The Music of Jimmy Ojotriste
by Arturo Hernandez Sametier
- Publisher: Lunita Hispanic Press, LLC
- ISBN-13: 978-0996559409
Synopsis:
Arturo Hernandez-Sametier’s third book moves away from gang life for a beautiful story of fate and first love among a young group of Mexican street musicians. Jimmy Ojotriste is a disabled guitarist with a glass eye created by an aging Tijuana artist. The eye is beautiful, sad and sometimes powerful. His trio makes a living on the streets of the East Los Angeles, easily the best on the street and eyeing the larger city. They thought they had come to terms with the cancer and disability that would eventually end their trio. But this summer three magical women enter their lives. Three young couples immerse themselves in music and dance, love and brujeria to stave off the approaching betrayal.
Bio:
My father bought the oldest laundromat in L.A., and I learned to fix machines while he held me upside down in the tight space behind the washers. Our “lavamatica” operated in a milieu of gang shootings, street vendors, musicians, social activists and a growing Chicano art movement. By 16 I had become a working musician, and singing at tables paid for college. I was immersed in the LA music scene when my brother landed the lead in a Hollywood stage musical, and the director hired me to write the score. George C. Wolfe would later go on to win Tony awards as a playwright and director:
But working for George I learned what an unbridled, unstoppable commitment looks like. I believe that helped me say yes when two south central activists, Sister Natalia Duran and boxer Sugar Ray Robinson, helped me found an experimental school for the Clanton and Primera Flat’s gangs, an event that changed my life and theirs. I have been blessed with remarkable people in my life, and have lived a wonderful tension between a desire to tell stories and the opportunity to create them.

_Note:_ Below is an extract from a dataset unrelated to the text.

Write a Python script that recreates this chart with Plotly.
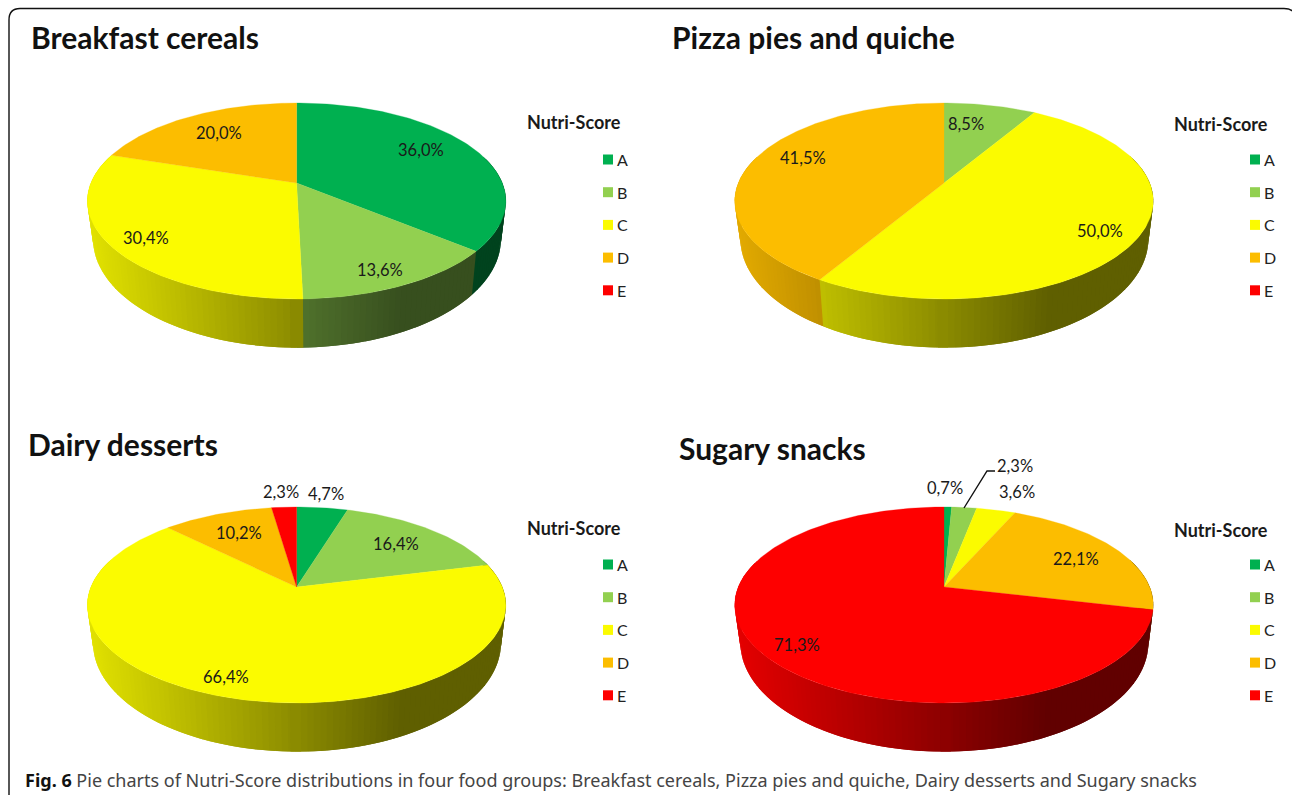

Peace in the Streets: Breaking the Cycle of Gang Violence was my first book, and a revision is due in November, adding stories from my work with Apache and Pima Indian gang youth. For The Music of JimmyOjotriste, I took off two years, bought an ice truck and worked it with my twin, 9-year-old daughters – as beautiful an experience as a Papa could wish for. The truck gave me the time to write a story percolating for twenty years—finally capturing for myself the taste and resonance of music as life, the magic in my culture, the memories of an eastside youth and its dreams.